A group which gave itself the title of Eminent National Leaders of Thought met a few days under the umbrella of a forum called National Summit Group with suspicious official support at the expensive Sheraton Hotel and Towers, Lagos. They met to review the condition of the Nigerian State, and examine what options exist in dealing with its many problems. The self-acclaimed leaders, the vast majority of whom were all elderly men, who have never tested their popularity or acceptability with the Nigerian people through the democratic process, or any other means that will entitle them to speak for the Nigerian people, know each other very well, and have spoken the same language to each other for many years. They used to congregate every time the nation went through some political turbulence; they consulted each other and delivered the same verdict: the nation is on the brink, unless Nigerians yield their sovereignty to them to convoke a conference of tribes and cultural groups to decide whether it should continue to exist as one entity, or break up into hundreds of tribal homelands. A few among them who see themselves as moderates say the nation could survive as one entity, but each tribe must say how it wants to relate with other tribes, as a basis for the survival of the Nigerian nation. The difference this time was the suspicion of the Federal Government in the organization and participation.

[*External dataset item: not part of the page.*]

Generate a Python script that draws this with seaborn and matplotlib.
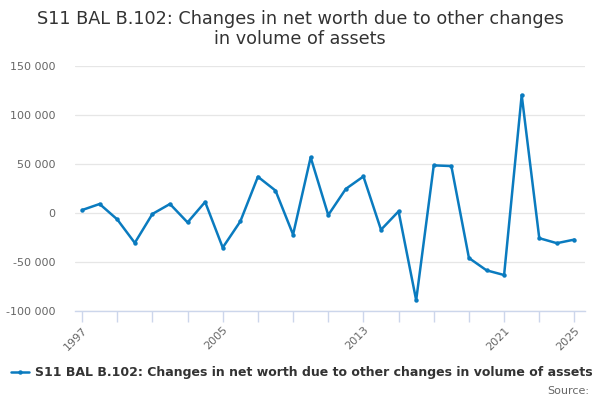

This meeting was no different from the other similar meetings in its conclusions. The moderator of the event, Professor Pat Utomi said Nigeria is on the brink of collapse. The former Governor of Kaduna State, Alhaji Abdulkadir Balarabe Musa said in almost every respect, Nigeria is on the verge of being a failed state. A former Presidential candidate and former Secretary to Government of the Federation, Chief Olu Falae, said there are no solutions to the many problems the nation face unless a Sovereign National Conference is convened, and Nigeria is structured. Most of the other participants and speakers which included eminent legal practitioners, distinguished and accomplished tribalists, religious leaders, professionals, politicians who have no place in the current political dispensation (not for lack of trying) and many others with a long record of stay in the political fringes, concluded that our 250 tribes must be allowed to sit down together and discuss the terms of the Nigerian union. Just in the event that the tribes do not know what the solution to our problems are, and what positions they should all adopt, the Summit put forward its unchanging magic solution. It says all Nigerian ethnic groups must meet and agree to restructure the Nigerian federal system in such a manner that it becomes essentially a federation of tribes. This is the only way Nigerians can redress the historic injustice which British colonial rule visited on all Nigerians when it forced us to subsume our basic tribal identities under a Nigerian citizenship and an artificial nationhood. If all tribes revisit this historic injustice and choose to have a loose federal system where tribes organize their politics and economy substantially along lines of their choice, or even if they choose to opt out the Nigerian state, that decision should be binding and final. In order to do this, the current constitution which claims to derive its legitimacy from the sovereignty of the Nigerian people, and which establishes a government and other institutions that exercise this sovereignty in delegated form, should be repudiated and jettisoned.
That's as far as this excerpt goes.